Longer Looks: Psychology Of Gun Control; Saying Goodbye; Questioning ADHD
Every week reporter Ankita Rao selects interesting reading from around the Web.
The New York Times: A Decade Of Goodbye
These weeks after the passing of my husband, Stuart, I often think of Joan Didion and her book "The Year of Magical Thinking," and about how her beloved husband, John Gregory Dunne, died suddenly of cardiac arrest while sitting in his living room. During Stuart's illness, I considered Ms. Didion fortunate to be spared a long goodbye. How much more difficult it is when one suffers a decade of caregiving — the dash to hospitals, the languishing in emergency rooms, the years of chemo and radiation. A path that leads only to degradation as a 175-pound man, who scaled mountains and joyously ran marathons, one day transmogrifies into a 118-pound skeleton, with a failing liver and kidneys. For the last decade death has been hovering, but now it scratches at our door (Joan Marans Dim, 9/18).

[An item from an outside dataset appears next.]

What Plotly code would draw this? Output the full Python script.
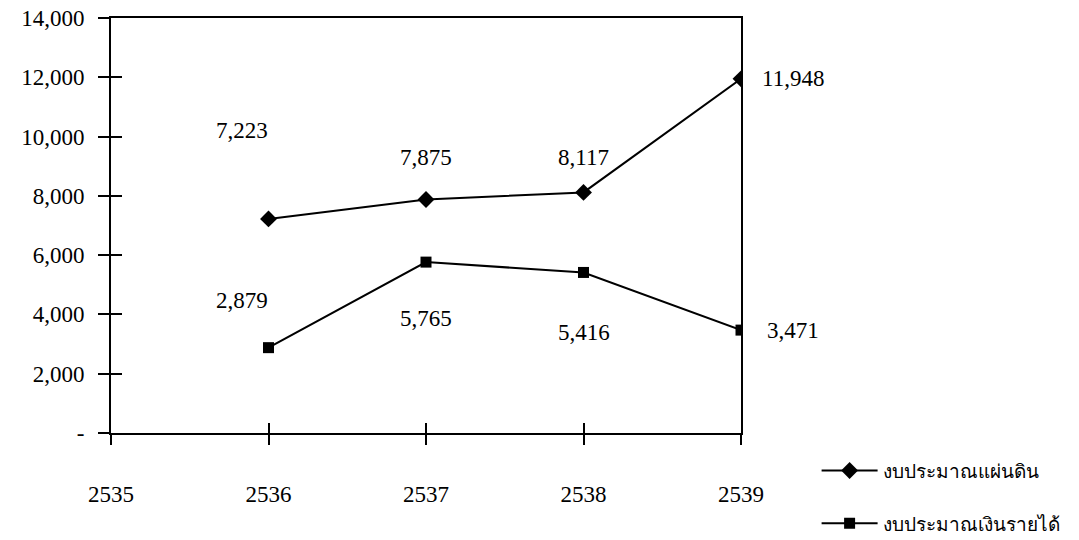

The Atlantic: Why Mental Health Background Checks Are Not The Solution To Gun Violence
How was he allowed to buy a gun? It's the question people are asking after learning that Aaron Alexis, the shooter in the Washington Navy Yard massacre Monday, had been involved in at least two prior shooting incidents and as recently as August sought the assistance of police in Rhode Island because he was hearing voices. … This is the great problem at the heart of efforts to turn improved mental health reporting into our primary form of gun control. More than half of Americans experience one or more mental illnesses over the course of their lives, and around 26 percent of Americans over age 18 each year experience at least one, primarily anxiety disorders and mood disorders like depression (Garance Franke-Ruta, 9/19).
Salon: Psychiatry And Mental Illness: Has Science Gone Too Far?
The long-awaited update to the American Psychiatric Association’s "bible" for mental disorders, the DSM-5, was officially released in May. But the National Institute of Mental Health, part of the U.S. Department of Health and Human Services, has taken the official stance that the DSM is "no longer sufficient for researchers." What does this mean for the future of psychiatry — for researchers, clinicians and consumers of mental health services? Psychiatry, in its current iteration, emphasizes the clinician's judgment call for diagnosis. Such judgment calls are currently based on the DSM. But with newer technologies and increasingly sophisticated genetic research, psychiatry could become more about biology — although, as researchers are now discovering, some disorders could be easier to find biological bases for than others (Esme Weijun Wang, 9/18).
The New York Times: Complex Science At Issue In Politics Of Fetal Pain
It is a new frontier of the anti-abortion movement: laws banning abortion at 20 weeks after conception, contending that fetuses can feel pain then. Since 2010, a dozen states have enacted them, most recently Texas. Nationally, a bill passed the Republican-dominated House of Representatives in June. The science of fetal pain is highly complex. Most scientists who have expressed views on the issue have said they believe that if fetuses can feel pain, the neurological wiring is not in place until later, after the time when nearly all abortions occur (Pam Belluck, 9/16).
The Atlantic: ADHD, Or Childhood Narcissism
In a typical American classroom, there are nearly as many diagnosable cases of ADHD as there are of the common cold. In 2008, researchers from the Slone Epidemiology Center at Boston University found that almost 10 percent of children use cold remedies at any given time. The latest statistics out of the Centers for Disease Control and Prevention estimate that the same proportion has ADHD. The rising number of ADHD cases over the past four decades is staggering. In the 1970s, a mere one percent of kids were considered ADHD. By the 1980s, three to five percent was the presumed rate, with steady increases into the 1990s (Enrico Gnaulati, 9/17).